The game won't necessarily be a bad one, just far from what everyone was hoping it would be.

While Sony and Nintendo are enjoying a good run, Microsoft finds itself in a tight spot; desperate for a big win. Unfortunately for Microsoft, their immediate situation isn’t likely to change with the much-awaited Crackdown 3 looking mediocre at best. I had a chance to get a look at the game in its current state, just two weeks shy of launch and it looks like an uninspired open world shooter, far from what we saw or expected from the various E3 reveals.

You get to play as Crackdown agents as you go around an open world divided into zones, each with different type of missions. From destroying equipment to fighting robots on train stations. Clearing zones lead to progression and presumably boss fights. The gameplay and gunplay seems underdeveloped and not an evolution of what made fans flock to the original crackdown games. What’s good is that there is no right or wrong order of doing things. The whole world is open to you from the start to explore and clear the enemies as you deem fit. In fact you can even head on over to the final boss whenever you like, though don’t expect to get too far.

Crackdown 3 is essentially more or the same with slightly better visuals but no sight of the new cloud tech Microsoft was hoping to employ apart from it’s multiplayer mode. It’s essentially a game that feels like it’s late to the party, by a decade or so. This should’ve been Microsoft’s big push for what only the Xbox and PC can achieve with its cloud computing addon but the feature got relegated to only the multiplayer which feels underwhelming to say the least. It’s not bad, but it’s nothing special either.

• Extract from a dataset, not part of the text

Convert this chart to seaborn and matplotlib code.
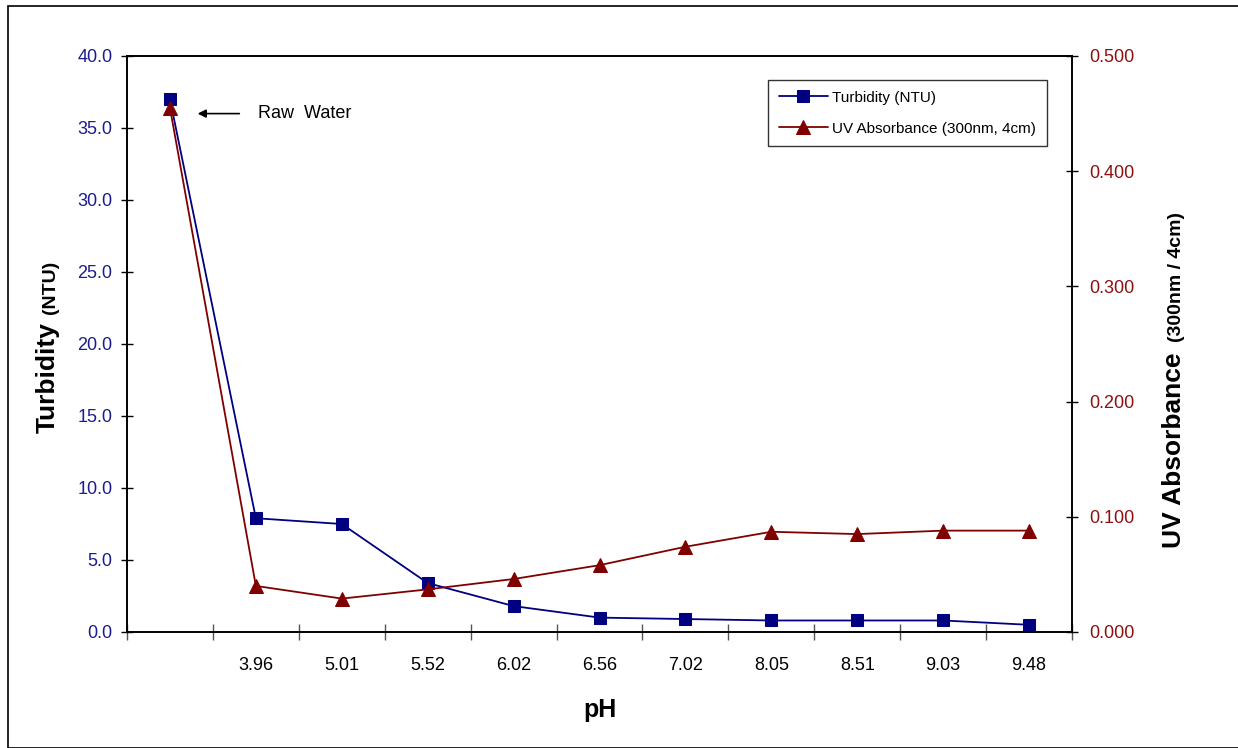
import numpy as np
import pandas as pd
import matplotlib
matplotlib.use("Agg")
import matplotlib.pyplot as plt
import seaborn as sns
from matplotlib.patches import Rectangle

# data
ph_labels = ["", "3.96", "5.01", "5.52", "6.02", "6.56", "7.02", "8.05", "8.51", "9.03", "9.48"]
turbidity = [37.0, 7.9, 7.5, 3.4, 1.8, 1.0, 0.9, 0.8, 0.8, 0.8, 0.5]
uv_abs = [0.455, 0.040, 0.029, 0.037, 0.046, 0.058, 0.074, 0.087, 0.085, 0.088, 0.088]

NAVY = "#000080"
MAROON = "#800000"
TICK_BLUE = "#1c1c8c"
TICK_RED = "#8c1010"

df = pd.DataFrame({"pos": np.arange(len(ph_labels)), "turb": turbidity, "uv": uv_abs})

sns.set_style("ticks")
plt.rcParams["font.family"] = ["Liberation Sans", "DejaVu Sans"]
plt.rcParams["text.color"] = "black"
plt.rcParams["axes.labelcolor"] = "black"
plt.rcParams["xtick.color"] = "black"
plt.rcParams["ytick.color"] = "black"

W, H = 1238, 748
fig = plt.figure(figsize=(W / 100, H / 100), dpi=100)
fig.subplots_adjust(left=127 / W, right=1072 / W, top=1 - 56 / H, bottom=1 - 632 / H)
ax = fig.add_subplot(111)
ax2 = ax.twinx()

sns.lineplot(data=df, x="pos", y="turb", ax=ax, color=NAVY, marker="s", markersize=8,
             markeredgecolor=NAVY, linewidth=1.3, label="Turbidity (NTU)", legend=False)
sns.lineplot(data=df, x="pos", y="uv", ax=ax2, color=MAROON, marker="^", markersize=10,
             markeredgecolor=MAROON, linewidth=1.3, label="UV Absorbance (300nm, 4cm)", legend=False)

n = len(ph_labels)
ax.set_xlim(-0.5, n - 0.5)
ax.set_ylim(0, 40)
ax2.set_ylim(0, 0.5)

# category boundaries carry the tick marks, labels sit in the middle
ax.set_xticks(np.arange(-0.5, n, 1.0))
ax.set_xticklabels([])
ax.set_xticks(np.arange(n), minor=True)
ax.set_xticklabels(ph_labels, minor=True, fontsize=13, color="black")
ax.tick_params(axis="x", which="major", direction="inout", length=12, color="#555555", width=1)
ax.tick_params(axis="x", which="minor", length=0, pad=18)

ax.set_yticks(np.arange(0, 40.1, 5))
ax.set_yticklabels([f"{v:.1f}" for v in np.arange(0, 40.1, 5)], fontsize=13, color=TICK_BLUE)
ax.tick_params(axis="y", direction="inout", length=9, width=1, pad=6, color="black")

ax2.set_yticks(np.arange(0, 0.501, 0.1))
ax2.set_yticklabels([f"{v:.3f}" for v in np.arange(0, 0.501, 0.1)], fontsize=13, color=TICK_RED)
ax2.tick_params(axis="y", direction="inout", length=9, width=1, pad=8, color="black")

for a in (ax, ax2):
    for s in a.spines.values():
        s.set_color("black")
        s.set_linewidth(1.2)
    a.set_ylabel("")
ax.set_xlabel("pH", fontsize=18, fontweight="bold", labelpad=17, color="black")

# axis titles with a smaller unit part
def vlabel(x_px, y_px, parts):
    y = y_px
    for txt, size, gap in parts:
        t = fig.text(x_px / W, 1 - y / H, txt, rotation=90, rotation_mode="anchor",
                     ha="left", va="baseline", fontsize=size, fontweight="bold", color="black")
        fig.canvas.draw()
        bb = t.get_window_extent()
        y -= bb.height + gap

vlabel(55, 433, [("Turbidity", 19, 8), ("(NTU)", 14, 0)])
vlabel(1181, 548, [("UV Absorbance", 19, 10), ("(300nm / 4cm)", 14, 0)])

# legend
h1, l1 = ax.get_legend_handles_labels()
h2, l2 = ax2.get_legend_handles_labels()
leg = ax2.legend(h1 + h2, l1 + l2, loc="upper left",
                 bbox_to_anchor=((768 - 127) / 945, (632 - 80) / 576),
                 fontsize=11, frameon=True, fancybox=False, edgecolor="black",
                 handlelength=3.2, borderpad=0.7, labelspacing=1.1, handletextpad=0.3,
                 borderaxespad=0)
leg.get_frame().set_linewidth(1.0)
for t in leg.get_texts():
    t.set_color("black")

# raw water annotation
ax.annotate("", xy=(0.29, 36.0), xytext=(0.84, 36.0),
            arrowprops=dict(arrowstyle="-|>", color="black", lw=1.2, mutation_scale=12))
ax.text(1.03, 36.0, "Raw  Water", fontsize=13, va="center", ha="left", color="black")

# outer frame of the chart area
fig.patches.append(Rectangle((8 / W, 0), 1 - 8 / W + 0.01, 1 - 6 / H, transform=fig.transFigure,
                             fill=False, edgecolor="black", linewidth=1.2))

fig.savefig("out.png", dpi=100)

Crackdown 3 won’t necessarily be a bad game, just far from what everyone was hoping it would be. I have no doubt Crackdown 3 will be a ton of fun for fans of the franchise, but it won’t deliver on the promise of unlocking the full potential of the Xbox One. Most of the recent Xbox exclusive, be it AAA or smaller titles have done well commercially at least, if not in terms of response from critics and gamers. Crackdown 3 might just sneak it’s way on to the same list thanks to the big Xbox Games Pass push; which is great because in its current state from what I saw, it’s hard to justify a full price purchase

Microsoft needed a big hitter to go against the likes of Spiderman, Bloodborne and or even God of War for that matter, but what it got instead is a game that just about managed to climb its way out of development hell. Unfortunately, for Microsoft the story only gets worse as it’s launching in one of the toughest launch periods this year; competing with the likes of Anthem, Metro Exodus, Far Cry: New Dawn and the recently launched Apex: Legends.